* What to do: Please repeat all of the listing exactly.

---------- Material provided

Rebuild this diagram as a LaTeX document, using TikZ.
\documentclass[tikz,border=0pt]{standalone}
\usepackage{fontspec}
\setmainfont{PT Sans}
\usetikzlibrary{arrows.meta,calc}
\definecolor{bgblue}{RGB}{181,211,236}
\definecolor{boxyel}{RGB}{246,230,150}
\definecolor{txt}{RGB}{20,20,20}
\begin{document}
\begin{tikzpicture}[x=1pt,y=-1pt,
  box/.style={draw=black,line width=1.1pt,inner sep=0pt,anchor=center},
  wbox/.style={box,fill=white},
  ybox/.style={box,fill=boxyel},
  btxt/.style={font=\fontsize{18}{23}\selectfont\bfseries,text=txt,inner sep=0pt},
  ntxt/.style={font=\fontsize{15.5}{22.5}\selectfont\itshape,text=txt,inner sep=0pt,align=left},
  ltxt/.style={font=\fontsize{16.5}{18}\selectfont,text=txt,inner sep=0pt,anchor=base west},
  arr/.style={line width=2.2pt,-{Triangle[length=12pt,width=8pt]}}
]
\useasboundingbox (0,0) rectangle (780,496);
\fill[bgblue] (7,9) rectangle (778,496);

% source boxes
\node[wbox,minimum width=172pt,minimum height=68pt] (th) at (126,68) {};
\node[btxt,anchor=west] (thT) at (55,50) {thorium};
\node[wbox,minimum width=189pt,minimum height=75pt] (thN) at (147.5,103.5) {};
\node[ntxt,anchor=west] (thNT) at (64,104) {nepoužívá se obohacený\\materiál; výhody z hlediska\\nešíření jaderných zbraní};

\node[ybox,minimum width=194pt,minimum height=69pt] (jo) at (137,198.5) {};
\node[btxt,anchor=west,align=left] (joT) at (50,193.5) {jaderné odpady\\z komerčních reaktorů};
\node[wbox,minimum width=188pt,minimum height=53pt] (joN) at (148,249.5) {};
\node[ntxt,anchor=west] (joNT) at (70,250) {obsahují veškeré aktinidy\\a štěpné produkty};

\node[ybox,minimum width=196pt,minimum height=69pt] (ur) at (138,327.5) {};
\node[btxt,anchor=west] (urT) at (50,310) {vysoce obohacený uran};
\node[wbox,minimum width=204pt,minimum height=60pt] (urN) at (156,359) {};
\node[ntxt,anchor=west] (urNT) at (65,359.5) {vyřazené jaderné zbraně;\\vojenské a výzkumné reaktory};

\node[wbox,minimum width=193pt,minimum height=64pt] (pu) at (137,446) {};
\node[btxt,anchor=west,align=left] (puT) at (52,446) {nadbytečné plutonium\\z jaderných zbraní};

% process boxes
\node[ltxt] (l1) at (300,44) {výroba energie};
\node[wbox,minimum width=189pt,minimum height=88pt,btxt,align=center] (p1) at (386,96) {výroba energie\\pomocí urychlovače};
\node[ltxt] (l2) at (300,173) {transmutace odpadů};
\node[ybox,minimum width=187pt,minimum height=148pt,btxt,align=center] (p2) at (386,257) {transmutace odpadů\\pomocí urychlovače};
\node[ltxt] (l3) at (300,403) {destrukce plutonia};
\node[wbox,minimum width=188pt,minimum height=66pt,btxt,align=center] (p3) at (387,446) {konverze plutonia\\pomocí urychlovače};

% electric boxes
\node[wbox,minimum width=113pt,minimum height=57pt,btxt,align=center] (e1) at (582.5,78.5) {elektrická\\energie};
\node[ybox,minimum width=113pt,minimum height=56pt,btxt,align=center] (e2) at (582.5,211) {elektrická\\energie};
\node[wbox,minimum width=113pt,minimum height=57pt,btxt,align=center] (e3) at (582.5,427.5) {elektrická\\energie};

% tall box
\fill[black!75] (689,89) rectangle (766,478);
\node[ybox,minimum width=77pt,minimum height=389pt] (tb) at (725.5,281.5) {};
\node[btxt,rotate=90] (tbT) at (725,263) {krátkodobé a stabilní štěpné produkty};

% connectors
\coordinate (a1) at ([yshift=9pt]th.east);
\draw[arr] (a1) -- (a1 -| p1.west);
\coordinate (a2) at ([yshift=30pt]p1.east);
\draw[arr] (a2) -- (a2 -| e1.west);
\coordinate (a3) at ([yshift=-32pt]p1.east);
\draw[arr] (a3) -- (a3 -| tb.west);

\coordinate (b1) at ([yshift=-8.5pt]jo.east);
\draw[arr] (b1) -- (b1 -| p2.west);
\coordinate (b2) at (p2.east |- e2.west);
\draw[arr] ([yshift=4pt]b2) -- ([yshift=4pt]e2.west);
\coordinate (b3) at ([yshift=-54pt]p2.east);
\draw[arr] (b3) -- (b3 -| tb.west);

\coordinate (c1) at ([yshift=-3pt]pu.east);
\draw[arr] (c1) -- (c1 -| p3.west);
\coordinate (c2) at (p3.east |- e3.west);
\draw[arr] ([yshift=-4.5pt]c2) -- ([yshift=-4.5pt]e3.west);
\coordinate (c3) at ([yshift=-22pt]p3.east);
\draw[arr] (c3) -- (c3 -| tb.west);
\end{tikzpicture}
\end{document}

--------------------

* Result of this exercise:
Rebuild this diagram as a LaTeX document, using TikZ.
\documentclass[tikz,border=0pt]{standalone}
\usepackage{fontspec}
\setmainfont{PT Sans}
\usetikzlibrary{arrows.meta,calc}
\definecolor{bgblue}{RGB}{181,211,236}
\definecolor{boxyel}{RGB}{246,230,150}
\definecolor{txt}{RGB}{20,20,20}
\begin{document}
\begin{tikzpicture}[x=1pt,y=-1pt,
  box/.style={draw=black,line width=1.1pt,inner sep=0pt,anchor=center},
  wbox/.style={box,fill=white},
  ybox/.style={box,fill=boxyel},
  btxt/.style={font=\fontsize{18}{23}\selectfont\bfseries,text=txt,inner sep=0pt},
  ntxt/.style={font=\fontsize{15.5}{22.5}\selectfont\itshape,text=txt,inner sep=0pt,align=left},
  ltxt/.style={font=\fontsize{16.5}{18}\selectfont,text=txt,inner sep=0pt,anchor=base west},
  arr/.style={line width=2.2pt,-{Triangle[length=12pt,width=8pt]}}
]
\useasboundingbox (0,0) rectangle (780,496);
\fill[bgblue] (7,9) rectangle (778,496);

% source boxes
\node[wbox,minimum width=172pt,minimum height=68pt] (th) at (126,68) {};
\node[btxt,anchor=west] (thT) at (55,50) {thorium};
\node[wbox,minimum width=189pt,minimum height=75pt] (thN) at (147.5,103.5) {};
\node[ntxt,anchor=west] (thNT) at (64,104) {nepoužívá se obohacený\\materiál; výhody z hlediska\\nešíření jaderných zbraní};

\node[ybox,minimum width=194pt,minimum height=69pt] (jo) at (137,198.5) {};
\node[btxt,anchor=west,align=left] (joT) at (50,193.5) {jaderné odpady\\z komerčních reaktorů};
\node[wbox,minimum width=188pt,minimum height=53pt] (joN) at (148,249.5) {};
\node[ntxt,anchor=west] (joNT) at (70,250) {obsahují veškeré aktinidy\\a štěpné produkty};

\node[ybox,minimum width=196pt,minimum height=69pt] (ur) at (138,327.5) {};
\node[btxt,anchor=west] (urT) at (50,310) {vysoce obohacený uran};
\node[wbox,minimum width=204pt,minimum height=60pt] (urN) at (156,359) {};
\node[ntxt,anchor=west] (urNT) at (65,359.5) {vyřazené jaderné zbraně;\\vojenské a výzkumné reaktory};

\node[wbox,minimum width=193pt,minimum height=64pt] (pu) at (137,446) {};
\node[btxt,anchor=west,align=left] (puT) at (52,446) {nadbytečné plutonium\\z jaderných zbraní};

% process boxes
\node[ltxt] (l1) at (300,44) {výroba energie};
\node[wbox,minimum width=189pt,minimum height=88pt,btxt,align=center] (p1) at (386,96) {výroba energie\\pomocí urychlovače};
\node[ltxt] (l2) at (300,173) {transmutace odpadů};
\node[ybox,minimum width=187pt,minimum height=148pt,btxt,align=center] (p2) at (386,257) {transmutace odpadů\\pomocí urychlovače};
\node[ltxt] (l3) at (300,403) {destrukce plutonia};
\node[wbox,minimum width=188pt,minimum height=66pt,btxt,align=center] (p3) at (387,446) {konverze plutonia\\pomocí urychlovače};

% electric boxes
\node[wbox,minimum width=113pt,minimum height=57pt,btxt,align=center] (e1) at (582.5,78.5) {elektrická\\energie};
\node[ybox,minimum width=113pt,minimum height=56pt,btxt,align=center] (e2) at (582.5,211) {elektrická\\energie};
\node[wbox,minimum width=113pt,minimum height=57pt,btxt,align=center] (e3) at (582.5,427.5) {elektrická\\energie};

% tall box
\fill[black!75] (689,89) rectangle (766,478);
\node[ybox,minimum width=77pt,minimum height=389pt] (tb) at (725.5,281.5) {};
\node[btxt,rotate=90] (tbT) at (725,263) {krátkodobé a stabilní štěpné produkty};

% connectors
\coordinate (a1) at ([yshift=9pt]th.east);
\draw[arr] (a1) -- (a1 -| p1.west);
\coordinate (a2) at ([yshift=30pt]p1.east);
\draw[arr] (a2) -- (a2 -| e1.west);
\coordinate (a3) at ([yshift=-32pt]p1.east);
\draw[arr] (a3) -- (a3 -| tb.west);

\coordinate (b1) at ([yshift=-8.5pt]jo.east);
\draw[arr] (b1) -- (b1 -| p2.west);
\coordinate (b2) at (p2.east |- e2.west);
\draw[arr] ([yshift=4pt]b2) -- ([yshift=4pt]e2.west);
\coordinate (b3) at ([yshift=-54pt]p2.east);
\draw[arr] (b3) -- (b3 -| tb.west);

\coordinate (c1) at ([yshift=-3pt]pu.east);
\draw[arr] (c1) -- (c1 -| p3.west);
\coordinate (c2) at (p3.east |- e3.west);
\draw[arr] ([yshift=-4.5pt]c2) -- ([yshift=-4.5pt]e3.west);
\coordinate (c3) at ([yshift=-22pt]p3.east);
\draw[arr] (c3) -- (c3 -| tb.west);
\end{tikzpicture}
\end{document}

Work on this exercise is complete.